◆ **Source excerpt**
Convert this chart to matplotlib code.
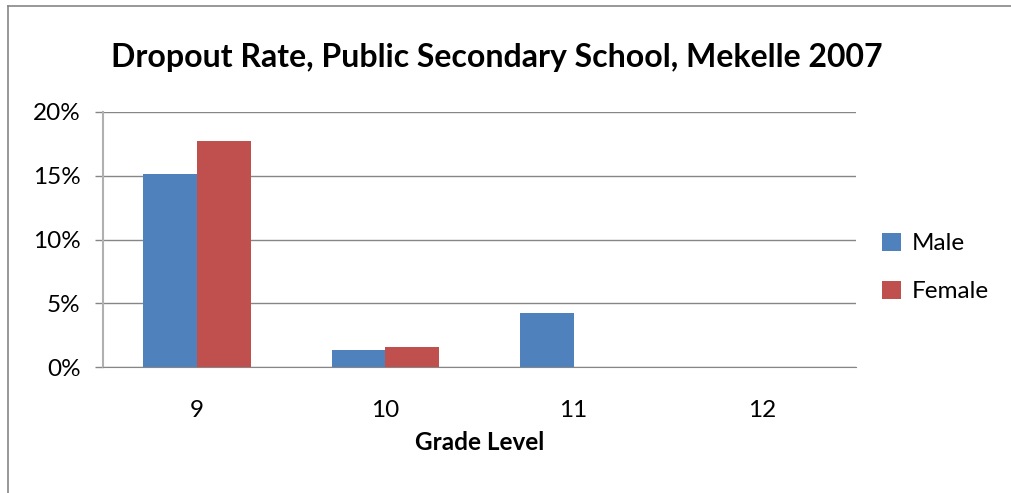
import numpy as np
import matplotlib
matplotlib.use("Agg")
import matplotlib.pyplot as plt
from matplotlib.lines import Line2D

grades = ["9", "10", "11", "12"]
male = [15.1, 1.3, 4.2, 0.0]
female = [17.7, 1.55, 0.0, 0.0]
yticks = [0, 5, 10, 15, 20]

plt.rcParams['font.family'] = ['Lato', 'DejaVu Sans']

fig = plt.figure(figsize=(10.12, 4.93), dpi=100)
ax = fig.add_axes([103 / 1012, 1 - 367 / 493, (856 - 103) / 1012, (367 - 112) / 493])

x = np.arange(len(grades))
w = 1 / 3.5
ax.bar(x - w / 2, male, w, color="#4F81BD", label="Male", zorder=3)
ax.bar(x + w / 2, female, w, color="#C0504D", label="Female", zorder=3)

ax.set_xlim(-0.5, len(grades) - 0.5)
ax.set_ylim(0, 20)
ax.set_yticks(yticks)
ax.set_yticklabels([f"{t}%" for t in yticks], fontsize=17.5)
ax.set_xticks(x)
ax.set_xticklabels(grades, fontsize=17.5)
ax.tick_params(axis="x", length=0, pad=24)
ax.tick_params(axis="y", length=6, width=1, color="#868686", pad=10)
ax.grid(axis="y", color="#868686", linewidth=1, zorder=0)
for s in ["top", "right"]:
    ax.spines[s].set_visible(False)
ax.spines["left"].set_color("#B0B0B0")
ax.spines["left"].set_linewidth(1.5)
ax.spines["bottom"].set_color("#868686")
ax.set_xlabel("Grade Level", fontsize=17.5, fontweight="bold", labelpad=7)

fig.text(497 / 1012, 1 - 58 / 493, "Dropout Rate, Public Secondary School, Mekelle 2007",
         ha="center", va="center", fontsize=23, fontweight="bold")

ax.legend(loc="center left", bbox_to_anchor=(1.035, 0.39), frameon=False,
          fontsize=17.5, handlelength=0.75, handleheight=0.75, handletextpad=0.45,
          labelspacing=1.1, borderpad=0, borderaxespad=0)

# outer chart border (left and top visible)
fig.add_artist(Line2D([8 / 1012, 8 / 1012], [0, 1 - 6 / 493], color="#868686", lw=1.2))
fig.add_artist(Line2D([8 / 1012, 1], [1 - 6 / 493, 1 - 6 / 493], color="#868686", lw=1.2))

fig.savefig("out.png", dpi=100)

◆ **Requirements**
Repeat the material verbatim. Do not carry over any picture.

◆ **Output below**
Convert this chart to matplotlib code.
import numpy as np
import matplotlib
matplotlib.use("Agg")
import matplotlib.pyplot as plt
from matplotlib.lines import Line2D

grades = ["9", "10", "11", "12"]
male = [15.1, 1.3, 4.2, 0.0]
female = [17.7, 1.55, 0.0, 0.0]
yticks = [0, 5, 10, 15, 20]

plt.rcParams['font.family'] = ['Lato', 'DejaVu Sans']

fig = plt.figure(figsize=(10.12, 4.93), dpi=100)
ax = fig.add_axes([103 / 1012, 1 - 367 / 493, (856 - 103) / 1012, (367 - 112) / 493])

x = np.arange(len(grades))
w = 1 / 3.5
ax.bar(x - w / 2, male, w, color="#4F81BD", label="Male", zorder=3)
ax.bar(x + w / 2, female, w, color="#C0504D", label="Female", zorder=3)

ax.set_xlim(-0.5, len(grades) - 0.5)
ax.set_ylim(0, 20)
ax.set_yticks(yticks)
ax.set_yticklabels([f"{t}%" for t in yticks], fontsize=17.5)
ax.set_xticks(x)
ax.set_xticklabels(grades, fontsize=17.5)
ax.tick_params(axis="x", length=0, pad=24)
ax.tick_params(axis="y", length=6, width=1, color="#868686", pad=10)
ax.grid(axis="y", color="#868686", linewidth=1, zorder=0)
for s in ["top", "right"]:
    ax.spines[s].set_visible(False)
ax.spines["left"].set_color("#B0B0B0")
ax.spines["left"].set_linewidth(1.5)
ax.spines["bottom"].set_color("#868686")
ax.set_xlabel("Grade Level", fontsize=17.5, fontweight="bold", labelpad=7)

fig.text(497 / 1012, 1 - 58 / 493, "Dropout Rate, Public Secondary School, Mekelle 2007",
         ha="center", va="center", fontsize=23, fontweight="bold")

ax.legend(loc="center left", bbox_to_anchor=(1.035, 0.39), frameon=False,
          fontsize=17.5, handlelength=0.75, handleheight=0.75, handletextpad=0.45,
          labelspacing=1.1, borderpad=0, borderaxespad=0)

# outer chart border (left and top visible)
fig.add_artist(Line2D([8 / 1012, 8 / 1012], [0, 1 - 6 / 493], color="#868686", lw=1.2))
fig.add_artist(Line2D([8 / 1012, 1], [1 - 6 / 493, 1 - 6 / 493], color="#868686", lw=1.2))

fig.savefig("out.png", dpi=100)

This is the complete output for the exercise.